6

I have some tables in my Postgres database, and I have set the tables to cluster about an index. But I forget when was the last time I ran cluster maintenance on these tables, and I do not want to waste my time to run cluster on them. How do I know if the tables are clustered?

David S.
  • 926

3 Answers3

4

You can query all the clustered tables from the data dictionary:

SELECT relname AS table_name
FROM   pg_class c
JOIN   pg_index i ON i.indrelid = c.oid
WHERE  relkind = 'r' AND relhasindex AND i.indisclustered
Mureinik
  • 4,024
  • 1
    This doesn't seem to include primary keys that are clustered? – jontejj Feb 24 '15 at 09:24
  • 1
    And it doesn't say which index was used for the clustering, is there a way to add that? – chrismarx Mar 29 '17 at 15:01
  • 1
    As best I can tell this answer is very wrong in the context of the question. It only queries what indexes are used for clustering - it gives no information on when or even if such clustering was performed. The better answer is to look at stats as given in: https://stackoverflow.com/questions/53299733/how-to-tell-when-a-postgres-table-was-clustered-and-what-indexes-were-used – Alex Stoddard May 07 '20 at 15:16
  • Based on the comments, which I have not verified, it seems this answer does not apply to all situations. So I removed the answer mark. – David S. May 07 '20 at 23:25
2

The accepted answer appears to be incorrect.
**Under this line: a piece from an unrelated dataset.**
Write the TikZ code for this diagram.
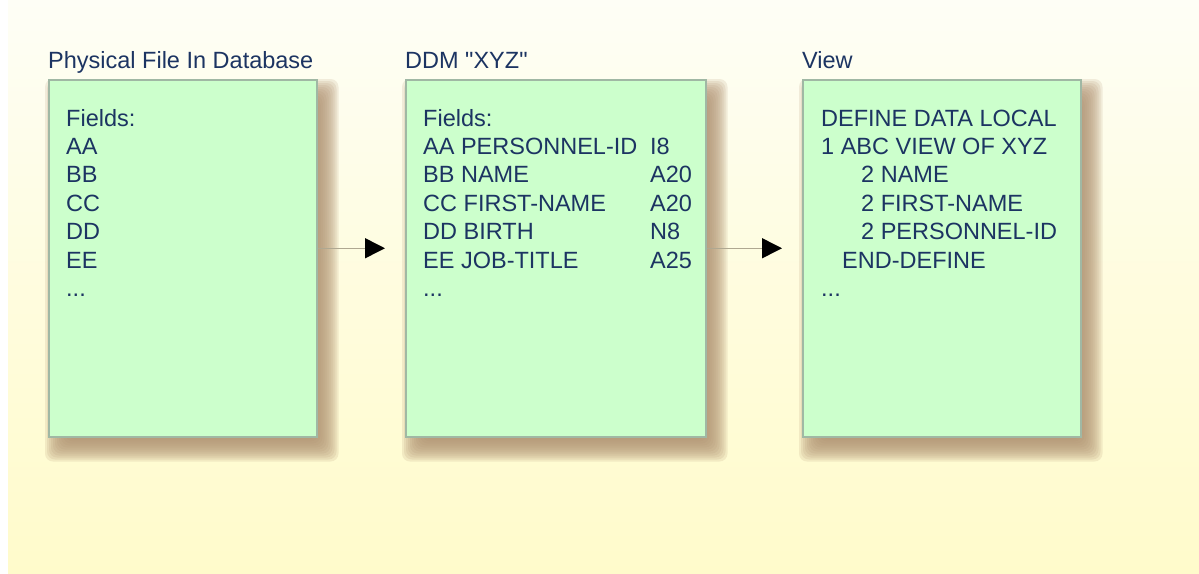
\documentclass[tikz,border=0pt]{standalone}
\usepackage{fontspec}
\setmainfont{Liberation Sans}[Ligatures=TeXOff]
\usetikzlibrary{arrows.meta}
\definecolor{ink}{RGB}{28,52,98}
\definecolor{boxfill}{RGB}{204,255,204}
\definecolor{boxline}{RGB}{160,184,164}
\definecolor{shadowc}{RGB}{178,148,116}
\definecolor{linec}{RGB}{175,168,145}
\definecolor{bgtop}{RGB}{254,254,246}
\definecolor{bgbot}{RGB}{255,251,203}
\newcommand{\ddd}{...}
\pgfdeclarelayer{bg}
\pgfsetlayers{bg,main}

\begin{document}
\begin{tikzpicture}[x=1pt,y=-1pt,
every node/.style={inner sep=0pt, text=ink, font=\fontsize{23.5}{28}\selectfont},
txt/.style={anchor=base west},
fbox/.style={draw=boxline, line width=1.5pt, fill=boxfill, anchor=north west, minimum height=357pt},
link/.style={draw=linec, line width=1.5pt, -{Triangle[length=20pt,width=20pt,color=black]}, shorten >=20pt}]
\useasboundingbox (0,0) rectangle (1199,573);

%the three boxes
\node[fbox, minimum width=268pt] (phys) at (48,79) {};
\node[fbox, minimum width=300pt] (ddm) at (405,79) {};
\node[fbox, minimum width=278pt] (view) at (802,79) {};

%titles above the boxes
\node[txt] (tphys) at (48,68) {Physical File In Database};
\node[txt] (tddm) at (405,68) {DDM "XYZ"};
\node[txt] (tview) at (802,68) {View};

%field lists
\foreach \t [count=\i from 0] in {Fields:, AA, BB, CC, DD, EE, \ddd}
	\node[txt] (phys\i) at (66,126+28.4*\i) {\t};
\foreach \t/\f [count=\i from 0] in {Fields:/{}, AA PERSONNEL-ID/I8, BB NAME/A20, CC FIRST-NAME/A20, DD BIRTH/N8, EE JOB-TITLE/A25, \ddd/{}}{
	\node[txt] (ddm\i) at (423,126+28.4*\i) {\t};
	\node[txt] (ddmf\i) at (650,126+28.4*\i) {\f};
}
\foreach \d/\t [count=\i from 0] in {0/DEFINE DATA LOCAL, 0/1 ABC VIEW OF XYZ, 40/2 NAME, 40/2 FIRST-NAME, 40/2 PERSONNEL-ID, 21/END-DEFINE, 0/\ddd}
	\node[txt] (view\i) at (821+\d,126+28.4*\i) {\t};

%arrows between the boxes
\draw[link] ([yshift=10pt]phys.east) -- ([yshift=10pt]ddm.west);
\draw[link] ([yshift=10pt]ddm.east) -- ([yshift=10pt]view.west);

%background and soft shadows
\begin{pgfonlayer}{bg}
\fill[white] (0,0) rectangle (1199,573);
\shade[top color=bgtop, bottom color=bgbot, middle color=bgbot!55!bgtop] (8,0) rectangle (1199,573);
\foreach \b in {phys,ddm,view}
	\foreach \s in {-10,-8,...,12}
		\fill[shadowc, opacity=0.17, rounded corners=8pt] ([shift={(9-\s,12-\s)}]\b.north west) rectangle ([shift={(9+\s,12+\s)}]\b.south east);
\end{pgfonlayer}
\end{tikzpicture}
\end{document}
It seems that when (or even if) clustering was performed is not available from the query but stats can be queried to see how good clustering is: https://stackoverflow.com/questions/53299733/how-to-tell-when-a-postgres-table-was-clustered-and-what-indexes-were-used

1

Building off @alex-stoddard's answer and the StackOverflow question he linked, I was able to construct this query, which seems to show all index-table pairs used for clustering:

SELECT
  indisclustered,
  index_name,
  cls.relname AS table_name
FROM 
  pg_class cls
  INNER JOIN (
    SELECT
      indexrelid,
      indrelid,
      indisclustered,
      relname AS index_name
    FROM pg_index ndx
    INNER JOIN pg_class cls
    ON cls.oid=indexrelid
    WHERE indisclustered='t'
  ) tmp
  ON cls.oid=tmp.indrelid
;

Note that clustering is per-index, not per-column (although indices are often based on columns), but that performance stats are collected by column. If you also want to get some per-column stats, you can try:

SELECT
tablename,
attname,
correlation,
index_name,
indexdef
FROM (
SELECT 
    indisclustered,
    index_name,
    table_name,
    indexdef
FROM (
SELECT
indisclustered,
index_name,
cls.relname AS table_name
FROM 
pg_class cls
    INNER JOIN (
        SELECT
            indexrelid,
            indrelid,
            indisclustered,
            relname AS index_name
        FROM pg_index ndx
        INNER JOIN pg_class cls
        ON cls.oid=indexrelid
        WHERE indisclustered='t'
    ) tmp
    ON cls.oid=tmp.indrelid
) clustering
INNER JOIN pg_indexes indxs
ON indxs.tablename=clustering.table_name AND 
indxs.indexname=clustering.index_name
) indexes
INNER JOIN
pg_stats
ON indexes.table_name=pg_stats.tablename AND indexes.indexdef LIKE  CONCAT('%', pg_stats.attname, '%')
;